Here's how the algorithm would work step-by-step:

  1. Start by understanding that the best average sum for the entire set when divided into one group is just the average of all numbers.
  2. Now, consider splitting the set into two groups. To find the best split, try every possible split point and calculate the average sum for each split. Remember the highest average sum you find.
  3. Continue this process for splitting into three, four, and finally up to K groups. Each time, you're using the best average sums you've already calculated for the earlier parts of the list.
  4. The key is to calculate the best average sum for a sub-list from some point until the end. Then, when you want to calculate for the next group before it, you can reuse this calculation to avoid recalculating.
  5. The final answer is the best average sum you found when splitting into K groups.

Code Implementation

def largest_sum_of_averages(numbers, k_groups):
    number_count = len(numbers)
    # This array will store the prefix sums.
    prefix_sums = [0] * (number_count + 1)
    for i in range(1, number_count + 1):
        prefix_sums[i] = prefix_sums[i - 1] + numbers[i - 1]

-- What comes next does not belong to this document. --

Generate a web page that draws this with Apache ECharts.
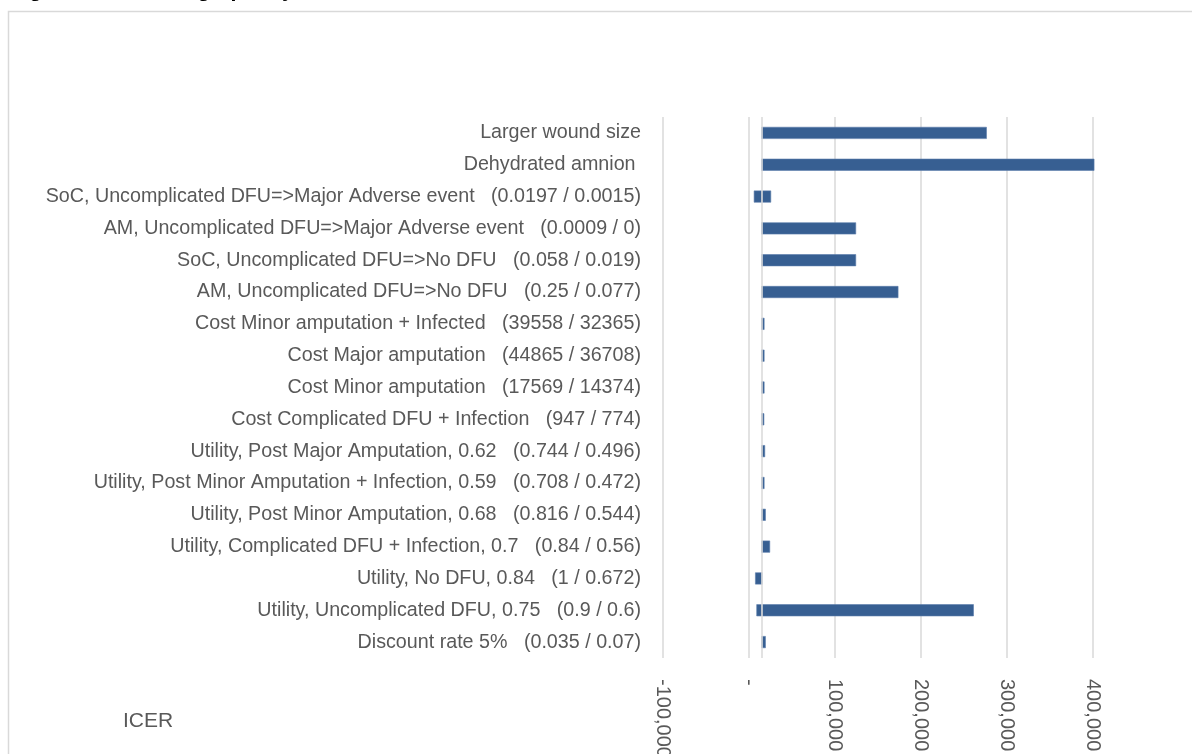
<!DOCTYPE html>
<html>
<head>
<meta charset="utf-8">
<style>
html, body { margin: 0; padding: 0; background: #fff; }
#chart_1 { width: 1192px; height: 754px; }
</style>
<script src="https://cdn.jsdelivr.net/npm/echarts@6/dist/echarts.min.js"></script>
</head>
<body>
<div id="chart_1"></div>
<script>
// parameters, top to bottom
var categoryNames = [
  'Larger wound size',
  'Dehydrated amnion ',
  'SoC, Uncomplicated DFU=>Major Adverse event   (0.0197 / 0.0015)',
  'AM, Uncomplicated DFU=>Major Adverse event   (0.0009 / 0)',
  'SoC, Uncomplicated DFU=>No DFU   (0.058 / 0.019)',
  'AM, Uncomplicated DFU=>No DFU   (0.25 / 0.077)',
  'Cost Minor amputation + Infected   (39558 / 32365)',
  'Cost Major amputation   (44865 / 36708)',
  'Cost Minor amputation   (17569 / 14374)',
  'Cost Complicated DFU + Infection   (947 / 774)',
  'Utility, Post Major Amputation, 0.62   (0.744 / 0.496)',
  'Utility, Post Minor Amputation + Infection, 0.59   (0.708 / 0.472)',
  'Utility, Post Minor Amputation, 0.68   (0.816 / 0.544)',
  'Utility, Complicated DFU + Infection, 0.7   (0.84 / 0.56)',
  'Utility, No DFU, 0.84   (1 / 0.672)',
  'Utility, Uncomplicated DFU, 0.75   (0.9 / 0.6)',
  'Discount rate 5%   (0.035 / 0.07)'
];
// base case ICER, bars are drawn from here
var baseIcer = 15000;
var lowIcer = [15000, 15000, 5600, 15000, 15000, 15000, 15000, 15000, 15000,
  15000, 15000, 15000, 15000, 15000, 7100, 8600, 15000];
var highIcer = [276500, 401600, 25700, 124500, 124500, 173700, 18000, 18000, 18000,
  17700, 18700, 18000, 19500, 24500, 15000, 261400, 19500];
var xTickValues = [-100000, 0, 100000, 200000, 300000, 400000];

var fontName = '"Liberation Sans", Arial, sans-serif';
var barColor = '#375f92';

function offsets(arr) {
  return arr.map(function (v) { return v - baseIcer; });
}
var baseArr = categoryNames.map(function () { return baseIcer; });

var chart = echarts.init(document.getElementById('chart_1'), null, { renderer: 'canvas' });

var barStyle = {
  color: barColor,
  borderColor: '#5a7cab',
  borderWidth: 0.6
};

chart.setOption({
  animation: false,
  backgroundColor: '#ffffff',
  textStyle: { fontFamily: fontName },
  grid: {
    left: 663,
    right: 99,
    top: 117,
    bottom: 96,
    containLabel: false,
    outerBoundsMode: 'none'
  },
  xAxis: {
    type: 'value',
    min: xTickValues[0],
    max: xTickValues[xTickValues.length - 1],
    interval: xTickValues[1] - xTickValues[0],
    axisLine: { show: false },
    axisTick: { show: false },
    splitLine: {
      show: true,
      lineStyle: { color: '#d9d9d9', width: 1.5 }
    },
    axisLabel: {
      rotate: -90,
      margin: 21,
      fontSize: 20,
      color: '#595959',
      fontFamily: fontName,
      formatter: function (v) {
        if (v === 0) return '-';
        return v.toLocaleString('en-US');
      }
    }
  },
  yAxis: {
    type: 'category',
    data: categoryNames,
    inverse: true,
    axisLine: { show: false, onZero: false },
    axisTick: { show: false },
    splitLine: { show: false },
    axisLabel: {
      margin: 22,
      fontSize: 19.7,
      color: '#595959',
      fontFamily: fontName,
      padding: [6, 0, 0, 0]
    }
  },
  graphic: [
    {
      type: 'rect',
      silent: true,
      z: -10,
      shape: { x: 8.5, y: 11.5, width: 1300, height: 900 },
      style: { fill: 'none', stroke: '#d9d9d9', lineWidth: 1.5 }
    },
    {
      type: 'text',
      silent: true,
      left: 10,
      top: -21,
      style: {
        text: 'Figure 5: Tornado graph, by ICER',
        font: 'bold 21.5px ' + fontName,
        fill: '#000000'
      }
    },
    {
      type: 'text',
      silent: true,
      left: 123,
      top: 711,
      style: {
        text: 'ICER',
        font: '21px ' + fontName,
        fill: '#595959'
      }
    }
  ],
  series: [
    {
      name: 'baseLow',
      type: 'bar',
      stack: 'low',
      stackStrategy: 'all',
      barWidth: 12,
      barGap: '-100%',
      silent: true,
      itemStyle: { color: 'rgba(0,0,0,0)' },
      data: baseArr
    },
    {
      name: 'Low',
      type: 'bar',
      stack: 'low',
      stackStrategy: 'all',
      barWidth: 12,
      barGap: '-100%',
      itemStyle: barStyle,
      data: offsets(lowIcer)
    },
    {
      name: 'baseHigh',
      type: 'bar',
      stack: 'high',
      stackStrategy: 'all',
      barWidth: 12,
      barGap: '-100%',
      silent: true,
      itemStyle: { color: 'rgba(0,0,0,0)' },
      data: baseArr
    },
    {
      name: 'High',
      type: 'bar',
      stack: 'high',
      stackStrategy: 'all',
      barWidth: 12,
      barGap: '-100%',
      clip: false,
      itemStyle: barStyle,
      data: offsets(highIcer),
      markLine: {
        silent: true,
        symbol: 'none',
        label: { show: false },
        lineStyle: { color: '#d9d9d9', width: 1.5, type: 'solid' },
        data: [{ xAxis: baseIcer }]
      }
    }
  ]
});
</script>
</body>
</html>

    # dp[i] is the largest average sum of numbers[i:] into 1 group
    dp = [0] * number_count
    for i in range(number_count):
        dp[i] = (prefix_sums[number_count] - prefix_sums[i]) / (number_count - i)

    for group_count in range(2, k_groups + 1):
        # Iterate backwards, building up the optimal solutions
        for i in range(number_count - 1):
            # Try every possible split point.
            for j in range(i + 1, number_count):
                dp[i] = max(dp[i], (prefix_sums[j] - prefix_sums[i]) / (j - i) + dp[j])

    return dp[0]

Big(O) Analysis

Time Complexity
O(n*K)The algorithm iterates to find the largest average by splitting the input array of size n into K groups. For each possible value of K (from 1 to the given K), the algorithm iterates through the array to find the optimal split point. The outer loop runs K times, and the inner loop to find the split runs up to n times. This results in a time complexity of O(n*K).
Space Complexity
O(N*K)The algorithm uses dynamic programming to store the maximum average sums for subproblems. Specifically, it stores the best average sum for splitting a sub-array from a given index to the end into a certain number of groups. This requires a 2D array of size N*K, where N is the number of elements in the input array and K is the maximum number of groups we can split into. Therefore, the space complexity is O(N*K).

Edge Cases

Empty input array
How to Handle:
Return 0, as there are no numbers to partition and average.
K is 0
How to Handle:
Return negative infinity or an error as it's an invalid partition.
K is greater than the array length
How to Handle:
Return the average of the entire array (equivalent to K=1).
Array contains negative numbers
How to Handle:
The algorithm should handle negative numbers correctly as it calculates sums and averages.
Array contains a mix of very large positive and very large negative numbers
How to Handle:
Ensure sums are calculated using a data type that can accommodate large numbers to prevent integer overflow (e.g., long or double).
Array contains only zeros
How to Handle:
The average calculation should correctly handle zero values and avoid division by zero errors.
Array is very large and K is close to the array size
How to Handle:
The dynamic programming solution should be optimized for memory and time complexity, considering that the DP table size depends on the array size and K.
Floating-point precision issues
How to Handle:
Be mindful of potential precision loss when calculating averages, especially with very large or very small numbers; consider using higher-precision floating-point types if necessary and handle rounding appropriately when comparing results.